A criatura conta a sua história e todos os
acontecimentos à sua volta que o transformou nesta figura perturbada, o
“Papa-Figo”. Passado na Inglaterra em 1935, dá a impressão que não há ligação
com a lenda brasileira, mas aos poucos o leitor percebe onde a história
pretende chegar.
O segundo volume, acontece 27 anos depois na cidade do
Recife, onde o médico já não exercia mais a sua profissão de hepatologista, mas
vive ainda na sombra de seu pertubador passado e aterrorizado pela volta do seu
pior inimigo.
Ficha
Técnica
Volume
I
Autor:
Jonas Filho
Editora:
Frevo
Ano:
2012
Páginas:
270
Volume
II
Autor:
Jonas Filho
Editora:
Frevo
Ano:
2012
Páginas:
230
06
– Quando o Saci Encontra os Mestres do Terror (Vários autores)
Quando
o Saci encontra os mestres do terror teve como proposta
resgatar alguns mitos do folclore brasileiro, dando um toque a mais de terror
ou suspense, ou ainda de trazer para essas lendas uma narrativa ao estilo dos
mestres do terror.
Alguns mitos se repetiram dentro da seleção de contos
da editora Estronho, mas segundo a organizadora Ana Cristina Rodrigues, essas
histórias ganharam narrativas e ideias diferentes entre si. Onde não esteve
presente o terror, pode-se ver uma narrativa bem ao estilo Edgar Allan Poe ou
talvez de um H. P. Lovecraft.
Foram selecionados os autores: Chico Pascoal (Mr.

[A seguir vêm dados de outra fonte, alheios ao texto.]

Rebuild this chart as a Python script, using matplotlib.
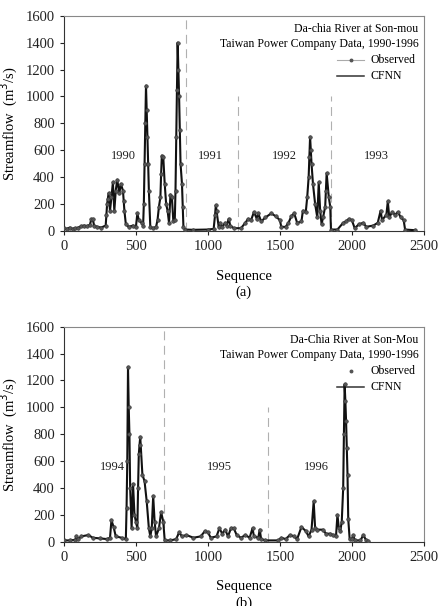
import numpy as np
import matplotlib
matplotlib.use("Agg")
import matplotlib.pyplot as plt

plt.rcParams['font.family'] = ['Liberation Serif', 'DejaVu Serif']

# ---- panel (a): 1990-1993 ----
seq_a = [0, 20, 40, 60, 80, 100, 120, 140, 160, 180, 190, 200, 210, 230, 260, 290,
         295, 300, 305, 310, 320, 330, 340, 350, 360, 370, 385, 395, 410, 415, 420,
         430, 450, 480, 500, 510, 520, 540, 550, 555, 560, 565, 570, 575, 580, 585,
         590, 600, 620, 640, 650, 660, 670, 675, 680, 690, 700, 710, 720, 730, 740,
         750, 760, 770, 775, 780, 785, 790, 795, 800, 805, 810, 820, 825, 830, 840,
         900, 1000, 1040, 1050, 1055, 1060, 1075, 1085, 1100, 1120, 1130, 1145,
         1155, 1180, 1230, 1260, 1280, 1300, 1320, 1340, 1350, 1370, 1400, 1440,
         1470, 1500, 1510, 1540, 1560, 1580, 1600, 1620, 1650, 1660, 1680, 1690,
         1700, 1705, 1710, 1715, 1720, 1730, 1745, 1760, 1770, 1780, 1790, 1800,
         1815, 1820, 1825, 1840, 1850, 1855, 1900, 1940, 1960, 1980, 2000, 2020,
         2050, 2080, 2100, 2150, 2180, 2200, 2210, 2240, 2250, 2260, 2280, 2300,
         2320, 2340, 2360, 2370, 2440]
flow_a = [20, 15, 25, 15, 20, 25, 35, 40, 35, 45, 85, 85, 40, 30, 25, 40,
          120, 200, 240, 280, 150, 250, 360, 150, 300, 380, 280, 350, 300, 220, 150,
          50, 30, 40, 30, 130, 80, 60, 40, 200, 500, 800, 1080, 900, 700, 500,
          300, 30, 20, 30, 80, 180, 250, 420, 560, 550, 350, 200, 150, 60, 270,
          250, 70, 80, 300, 700, 1050, 1400, 1200, 1000, 750, 500, 350, 180, 30, 10,
          8, 10, 15, 120, 190, 150, 30, 60, 30, 60, 40, 90,
          40, 20, 20, 60, 90, 80, 140, 90, 130, 70, 100, 130,
          110, 80, 30, 30, 60, 110, 130, 60, 70, 150, 140, 250,
          400, 550, 700, 600, 500, 350, 200, 100, 360, 150, 50, 100,
          180, 300, 430, 250, 180, 10, 10, 60, 70, 90, 80, 20,
          50, 60, 30, 40, 60, 150, 80, 120, 220, 100, 140, 120,
          140, 100, 80, 10, 5]

# ---- panel (b): 1994-1996 ----
seq_b = [0, 40, 80, 85, 100, 120, 170, 200, 250, 300, 320, 330, 345, 360, 400, 430,
         435, 440, 445, 450, 455, 460, 470, 480, 490, 500, 510, 515, 520, 525, 530,
         545, 560, 575, 590, 600, 610, 620, 630, 640, 660, 675, 690, 700, 740, 780,
         800, 820, 850, 900, 950, 980, 1000, 1020, 1060, 1080, 1100, 1120, 1140,
         1160, 1180, 1200, 1230, 1260, 1290, 1310, 1320, 1350, 1360, 1370, 1400,
         1490, 1510, 1540, 1570, 1600, 1620, 1650, 1680, 1700, 1720, 1735, 1745,
         1760, 1800, 1820, 1850, 1870, 1890, 1900, 1910, 1920, 1930, 1940, 1945,
         1950, 1955, 1960, 1965, 1970, 1975, 1985, 2000, 2010, 2020, 2060, 2080,
         2100, 2110]
flow_b = [10, 10, 15, 40, 20, 40, 50, 30, 25, 20, 30, 160, 110, 40, 30, 20,
          250, 600, 1300, 1000, 800, 400, 100, 430, 200, 150, 100, 400, 650, 720, 780,
          500, 450, 300, 100, 40, 100, 340, 150, 40, 100, 220, 150, 10, 10, 20,
          70, 40, 50, 30, 40, 80, 70, 30, 40, 100, 60, 90, 40,
          100, 100, 50, 30, 50, 30, 100, 40, 30, 90, 20, 10,
          10, 30, 20, 50, 40, 20, 110, 80, 40, 90, 300, 100,
          90, 90, 60, 60, 50, 40, 200, 100, 80, 150, 400, 800,
          1170, 1050, 900, 700, 500, 170, 20, 20, 50, 10, 10, 50,
          10, 5]

xticks = [0, 500, 1000, 1500, 2000, 2500]
yticks = [0, 200, 400, 600, 800, 1000, 1200, 1400, 1600]

panels = [
    dict(seq=seq_a, flow=flow_a, rect=[0.145, 0.619, 0.816, 0.355],
         title1="Da-chia River at Son-mou", obs_line=True, tag="(a)",
         vlines=[(845, 1600), (1210, 1000), (1852, 1000)],
         years=[(410, "1990"), (1019, "1991"), (1535, "1992"), (2171, "1993")]),
    dict(seq=seq_b, flow=flow_b, rect=[0.145, 0.106, 0.816, 0.355],
         title1="Da-Chia River at Son-Mou", obs_line=False, tag="(b)",
         vlines=[(697, 1600), (1419, 1000)],
         years=[(335, "1994"), (1078, "1995"), (1755, "1996")]),
]

fig = plt.figure(figsize=(4.41, 6.06), dpi=100)

for p in panels:
    ax = fig.add_axes(p["rect"])
    for xv, top in p["vlines"]:
        ax.plot([xv, xv], [0, top], color="#b0b0b0", lw=0.8, ls=(0, (8, 5)))
    ax.plot(p["seq"], p["flow"], color="#111111", lw=1.5, zorder=3)
    ax.plot(p["seq"], p["flow"], ls="none", marker="o", ms=2.6, mfc="#555555",
            mec="#333333", mew=0.4, zorder=4)
    for xv, lab in p["years"]:
        ax.text(xv, 555, lab, ha="center", va="center", fontsize=9, color="#222222")

    ax.set_xlim(0, 2500)
    ax.set_ylim(0, 1600)
    ax.set_xticks(xticks)
    ax.set_yticks(yticks)
    ax.tick_params(direction="out", length=3, labelsize=10.5, colors="#222222")
    for s in ["left", "bottom"]:
        ax.spines[s].set_color("#333333")
    for s in ["top", "right"]:
        ax.spines[s].set_color("#888888")
    ax.set_ylabel("Streamflow  (m$^3$/s)", fontsize=10.5, labelpad=4)
    ax.set_xlabel("Sequence\n" + p["tag"], fontsize=10.5, labelpad=12, linespacing=1.25)

    # annotation block
    ax.text(0.985, 0.965, p["title1"], transform=ax.transAxes, ha="right",
            va="top", fontsize=8.5)
    ax.text(0.985, 0.895, "Taiwan Power Company Data, 1990-1996",
            transform=ax.transAxes, ha="right", va="top", fontsize=8.5)
    # legend entries drawn manually
    tx = 0.852
    y1, y2 = 0.795, 0.72
    if p["obs_line"]:
        ax.plot([0.76, 0.835], [y1, y1], transform=ax.transAxes, color="#aaaaaa", lw=0.8)
    ax.plot([0.7975], [y1], transform=ax.transAxes, marker="o", ms=1.8, color="#555555")
    ax.plot([0.76, 0.835], [y2, y2], transform=ax.transAxes, color="#333333", lw=1.1)
    ax.text(tx, y1, "Observed", transform=ax.transAxes, ha="left", va="center", fontsize=8.5)
    ax.text(tx, y2, "CFNN", transform=ax.transAxes, ha="left", va="center", fontsize=8.5)

fig.savefig("out.png", dpi=100)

Bierce e o duende dos Pampas), Cristiano Rosa (A estrela das águas), Cindy
Dalfovo (Iara, meu amor), Dana Guedes (Um causo dos que não se contam na
floresta de concreto), Eriwelton Alves Soares (Olhos tristes no cinza do
asfalto), Florestano Boaventura (Tempat Bagi Orang Yg Terlantar), Lemos Milani
(Os pesares da noite), Lucas Lourenço (Pacto hereditário), Natália Couto
Azevedo (Lírios, na beira da cachoeira), Nikelen Witter (Embornal dos olhos),
Rogério Silvério de Farias (O horror em chamas), Verônica Freitas (O homem sem
mãos), Felipe Santos (Devoradora), Flávio de Souza (Noite sem lua) e Walter
Tierno (Cobrança da pisadeira), além da organizadora dos contos Tânia Souza
(Nem todo verão pertence ao sol).
Ficha
Técnica
Autora:
Ana Cristina Rodrigues (Organizadora)
Editora:
Estronho
Ano:
2012
Páginas:
240
Já imaginaram?! Quem disse que Saci Pererê e companhia
limitada não tinham mais o poder de assustar as pessoas. Estes seis livros
provaram o contrário: que eles ainda tem sim, o poder de provocar calafrios.